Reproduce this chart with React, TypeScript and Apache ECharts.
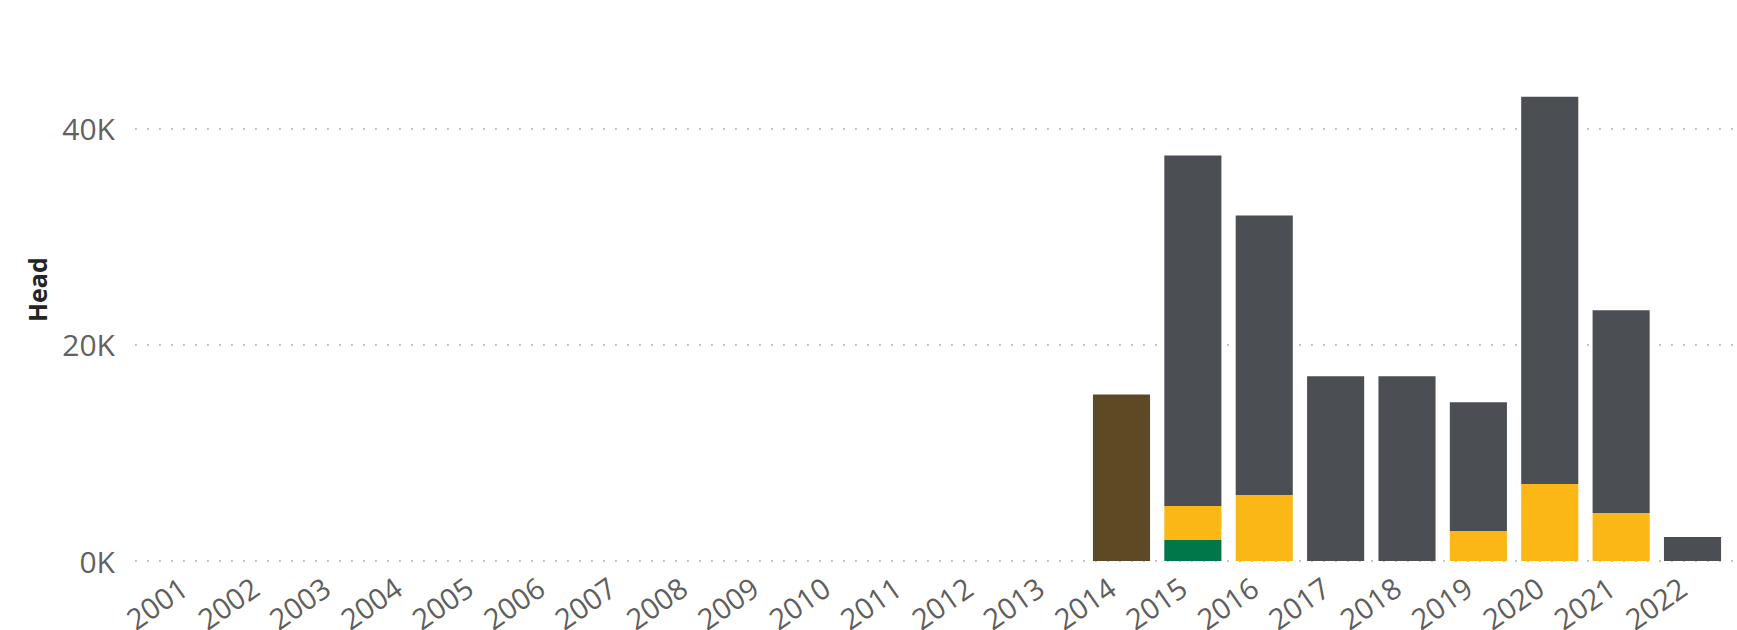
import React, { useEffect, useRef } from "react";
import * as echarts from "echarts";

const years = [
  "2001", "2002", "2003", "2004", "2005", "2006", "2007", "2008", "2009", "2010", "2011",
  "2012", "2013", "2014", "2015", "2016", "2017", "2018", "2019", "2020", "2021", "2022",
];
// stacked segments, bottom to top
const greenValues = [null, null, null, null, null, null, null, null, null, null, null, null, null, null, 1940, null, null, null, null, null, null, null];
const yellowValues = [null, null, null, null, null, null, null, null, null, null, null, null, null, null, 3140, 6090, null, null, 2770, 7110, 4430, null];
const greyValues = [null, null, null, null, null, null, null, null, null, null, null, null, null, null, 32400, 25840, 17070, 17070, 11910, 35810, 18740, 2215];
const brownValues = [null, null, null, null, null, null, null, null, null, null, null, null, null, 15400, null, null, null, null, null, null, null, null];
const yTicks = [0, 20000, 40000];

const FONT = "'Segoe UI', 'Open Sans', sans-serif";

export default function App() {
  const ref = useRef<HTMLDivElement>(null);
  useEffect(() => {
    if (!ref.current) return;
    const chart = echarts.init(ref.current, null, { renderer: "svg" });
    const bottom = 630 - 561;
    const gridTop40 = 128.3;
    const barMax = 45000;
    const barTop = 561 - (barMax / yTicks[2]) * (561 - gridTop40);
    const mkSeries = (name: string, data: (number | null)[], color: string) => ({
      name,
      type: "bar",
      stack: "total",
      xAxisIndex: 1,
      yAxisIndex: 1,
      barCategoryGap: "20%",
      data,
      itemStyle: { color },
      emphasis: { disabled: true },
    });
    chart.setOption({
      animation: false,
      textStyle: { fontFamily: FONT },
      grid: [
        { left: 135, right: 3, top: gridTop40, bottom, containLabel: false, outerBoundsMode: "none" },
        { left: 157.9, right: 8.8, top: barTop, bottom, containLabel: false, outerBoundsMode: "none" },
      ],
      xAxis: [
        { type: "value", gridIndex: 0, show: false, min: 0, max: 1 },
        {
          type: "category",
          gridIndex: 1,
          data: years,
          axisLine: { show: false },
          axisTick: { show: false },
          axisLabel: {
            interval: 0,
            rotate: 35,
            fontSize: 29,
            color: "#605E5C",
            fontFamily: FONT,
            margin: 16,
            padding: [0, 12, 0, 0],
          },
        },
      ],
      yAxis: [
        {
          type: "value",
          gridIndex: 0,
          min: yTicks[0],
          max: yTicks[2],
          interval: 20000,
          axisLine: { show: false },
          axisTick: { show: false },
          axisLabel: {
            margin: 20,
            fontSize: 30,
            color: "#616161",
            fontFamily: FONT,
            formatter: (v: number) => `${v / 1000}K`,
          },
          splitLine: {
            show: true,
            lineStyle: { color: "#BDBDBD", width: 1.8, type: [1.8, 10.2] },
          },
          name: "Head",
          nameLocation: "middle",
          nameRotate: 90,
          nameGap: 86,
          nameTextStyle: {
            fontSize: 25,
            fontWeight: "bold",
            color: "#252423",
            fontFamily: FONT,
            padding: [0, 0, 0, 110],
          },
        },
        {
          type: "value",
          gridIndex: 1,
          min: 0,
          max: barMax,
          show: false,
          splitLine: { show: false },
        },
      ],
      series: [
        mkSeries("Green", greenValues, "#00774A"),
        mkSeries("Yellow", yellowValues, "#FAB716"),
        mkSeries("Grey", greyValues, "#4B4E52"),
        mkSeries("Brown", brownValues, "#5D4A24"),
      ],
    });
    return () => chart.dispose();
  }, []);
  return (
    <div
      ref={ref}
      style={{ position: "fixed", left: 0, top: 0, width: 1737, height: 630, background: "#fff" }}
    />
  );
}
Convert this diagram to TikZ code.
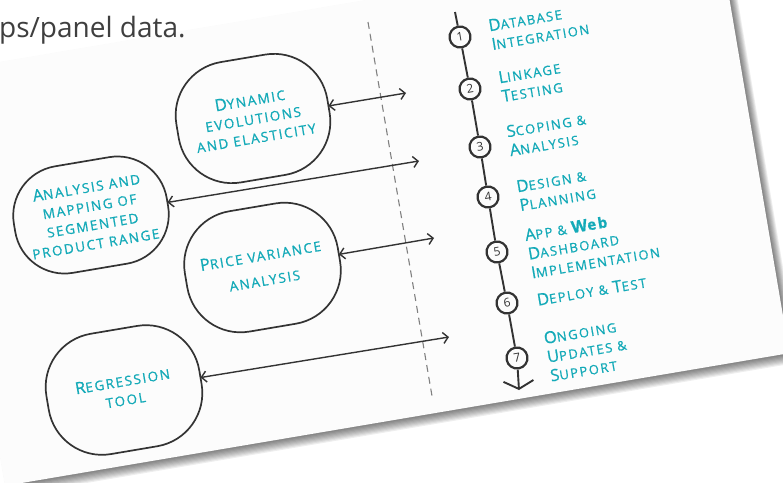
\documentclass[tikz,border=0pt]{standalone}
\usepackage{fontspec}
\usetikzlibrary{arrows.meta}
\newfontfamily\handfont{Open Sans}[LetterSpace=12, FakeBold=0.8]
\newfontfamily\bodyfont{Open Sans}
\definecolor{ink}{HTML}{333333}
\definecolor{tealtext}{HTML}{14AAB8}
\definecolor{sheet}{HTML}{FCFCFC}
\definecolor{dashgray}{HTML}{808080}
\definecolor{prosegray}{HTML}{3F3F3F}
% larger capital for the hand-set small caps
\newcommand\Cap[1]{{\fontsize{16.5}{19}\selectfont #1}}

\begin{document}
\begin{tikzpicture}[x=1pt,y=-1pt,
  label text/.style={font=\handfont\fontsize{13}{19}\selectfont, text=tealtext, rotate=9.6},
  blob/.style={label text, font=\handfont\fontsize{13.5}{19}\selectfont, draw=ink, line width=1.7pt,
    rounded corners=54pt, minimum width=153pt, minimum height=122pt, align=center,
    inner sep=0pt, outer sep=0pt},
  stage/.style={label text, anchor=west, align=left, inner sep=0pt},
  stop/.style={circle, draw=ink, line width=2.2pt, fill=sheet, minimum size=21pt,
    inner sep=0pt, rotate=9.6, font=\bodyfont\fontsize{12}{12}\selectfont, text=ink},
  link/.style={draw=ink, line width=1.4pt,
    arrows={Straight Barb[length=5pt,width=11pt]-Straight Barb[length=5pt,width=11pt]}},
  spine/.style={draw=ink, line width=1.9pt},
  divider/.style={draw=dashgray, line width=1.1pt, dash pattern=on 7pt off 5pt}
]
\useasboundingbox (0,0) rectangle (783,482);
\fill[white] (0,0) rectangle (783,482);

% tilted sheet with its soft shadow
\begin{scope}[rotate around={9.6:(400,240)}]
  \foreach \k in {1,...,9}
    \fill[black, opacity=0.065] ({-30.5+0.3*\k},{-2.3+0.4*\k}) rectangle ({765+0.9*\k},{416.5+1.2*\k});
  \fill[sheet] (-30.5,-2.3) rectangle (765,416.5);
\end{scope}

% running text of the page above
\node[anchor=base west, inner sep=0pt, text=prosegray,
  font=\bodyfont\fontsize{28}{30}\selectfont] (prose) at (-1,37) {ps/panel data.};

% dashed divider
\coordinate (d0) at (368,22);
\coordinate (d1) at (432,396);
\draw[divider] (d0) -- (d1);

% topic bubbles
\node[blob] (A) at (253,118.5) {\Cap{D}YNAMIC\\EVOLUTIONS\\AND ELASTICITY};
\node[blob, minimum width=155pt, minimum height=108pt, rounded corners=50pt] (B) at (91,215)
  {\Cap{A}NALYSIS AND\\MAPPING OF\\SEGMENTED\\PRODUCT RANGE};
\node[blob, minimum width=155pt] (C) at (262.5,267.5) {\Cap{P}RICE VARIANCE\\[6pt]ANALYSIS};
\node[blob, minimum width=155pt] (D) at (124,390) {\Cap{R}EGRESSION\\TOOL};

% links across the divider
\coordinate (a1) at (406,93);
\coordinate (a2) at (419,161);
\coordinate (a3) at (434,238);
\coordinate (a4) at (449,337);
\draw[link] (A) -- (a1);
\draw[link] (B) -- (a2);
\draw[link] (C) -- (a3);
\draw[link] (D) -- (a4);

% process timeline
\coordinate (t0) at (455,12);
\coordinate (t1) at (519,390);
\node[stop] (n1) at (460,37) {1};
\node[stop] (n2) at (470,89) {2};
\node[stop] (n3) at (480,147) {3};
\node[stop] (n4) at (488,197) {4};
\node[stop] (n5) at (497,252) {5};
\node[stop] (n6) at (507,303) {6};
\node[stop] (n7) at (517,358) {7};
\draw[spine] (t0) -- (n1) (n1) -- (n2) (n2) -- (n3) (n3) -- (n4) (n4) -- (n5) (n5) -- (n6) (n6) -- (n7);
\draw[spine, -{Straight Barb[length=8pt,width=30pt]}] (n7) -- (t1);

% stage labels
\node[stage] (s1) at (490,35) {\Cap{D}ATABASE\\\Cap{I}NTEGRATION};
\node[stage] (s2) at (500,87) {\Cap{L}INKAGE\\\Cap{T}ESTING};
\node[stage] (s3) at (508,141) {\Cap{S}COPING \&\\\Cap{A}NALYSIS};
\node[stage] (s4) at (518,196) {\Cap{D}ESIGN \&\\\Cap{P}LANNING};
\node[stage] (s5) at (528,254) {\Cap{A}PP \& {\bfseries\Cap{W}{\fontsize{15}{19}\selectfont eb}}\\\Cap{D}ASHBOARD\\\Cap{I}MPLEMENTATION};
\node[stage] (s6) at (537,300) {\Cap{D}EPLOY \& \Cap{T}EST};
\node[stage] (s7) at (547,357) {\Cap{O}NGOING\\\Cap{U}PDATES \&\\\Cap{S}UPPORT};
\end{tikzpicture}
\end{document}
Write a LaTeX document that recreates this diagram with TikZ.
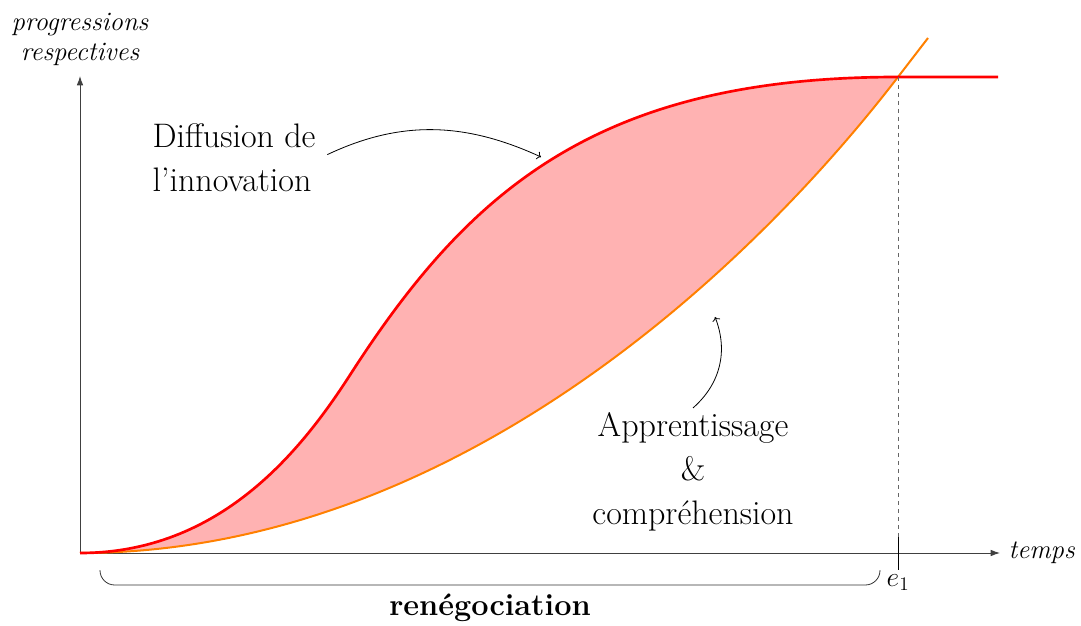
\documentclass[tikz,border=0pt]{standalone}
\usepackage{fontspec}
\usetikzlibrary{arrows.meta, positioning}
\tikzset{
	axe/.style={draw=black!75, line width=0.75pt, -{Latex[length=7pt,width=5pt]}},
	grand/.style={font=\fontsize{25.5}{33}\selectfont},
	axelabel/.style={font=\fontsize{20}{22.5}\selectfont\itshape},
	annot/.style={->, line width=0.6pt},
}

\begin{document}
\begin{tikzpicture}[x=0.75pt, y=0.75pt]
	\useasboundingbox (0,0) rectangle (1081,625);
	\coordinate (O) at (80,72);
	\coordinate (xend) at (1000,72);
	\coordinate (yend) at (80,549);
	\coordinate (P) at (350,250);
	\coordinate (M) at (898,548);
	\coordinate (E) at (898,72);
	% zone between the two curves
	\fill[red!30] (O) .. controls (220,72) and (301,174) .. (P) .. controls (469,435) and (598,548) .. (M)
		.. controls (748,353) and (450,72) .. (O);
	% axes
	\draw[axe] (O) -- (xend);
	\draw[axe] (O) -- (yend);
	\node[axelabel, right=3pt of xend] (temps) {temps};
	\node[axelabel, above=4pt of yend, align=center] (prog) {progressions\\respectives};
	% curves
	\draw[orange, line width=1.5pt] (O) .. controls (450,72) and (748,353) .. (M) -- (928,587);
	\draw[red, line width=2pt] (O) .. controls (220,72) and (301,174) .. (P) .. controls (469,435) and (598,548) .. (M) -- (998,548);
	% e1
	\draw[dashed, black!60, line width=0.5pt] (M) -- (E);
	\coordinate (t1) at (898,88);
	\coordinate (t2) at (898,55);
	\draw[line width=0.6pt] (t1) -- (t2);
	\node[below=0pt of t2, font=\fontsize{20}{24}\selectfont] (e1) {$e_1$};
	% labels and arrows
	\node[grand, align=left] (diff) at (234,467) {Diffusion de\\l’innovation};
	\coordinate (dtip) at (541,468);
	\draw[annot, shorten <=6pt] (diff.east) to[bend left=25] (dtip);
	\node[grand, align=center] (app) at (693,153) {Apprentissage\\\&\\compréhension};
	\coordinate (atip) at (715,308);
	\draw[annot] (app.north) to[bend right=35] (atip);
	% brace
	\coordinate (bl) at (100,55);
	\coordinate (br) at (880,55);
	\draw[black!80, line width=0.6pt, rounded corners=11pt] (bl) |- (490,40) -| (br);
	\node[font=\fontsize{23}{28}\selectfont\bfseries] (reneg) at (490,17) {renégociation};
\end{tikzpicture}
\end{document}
⁂
▶ Work to be completed
Transcribe, from the records above, the first line and every line after it up to and including the line with "import * as"; omit pictures.

▶ Written answer
Reproduce this chart with React, TypeScript and Apache ECharts.
import React, { useEffect, useRef } from "react";
import * as echarts from "echarts";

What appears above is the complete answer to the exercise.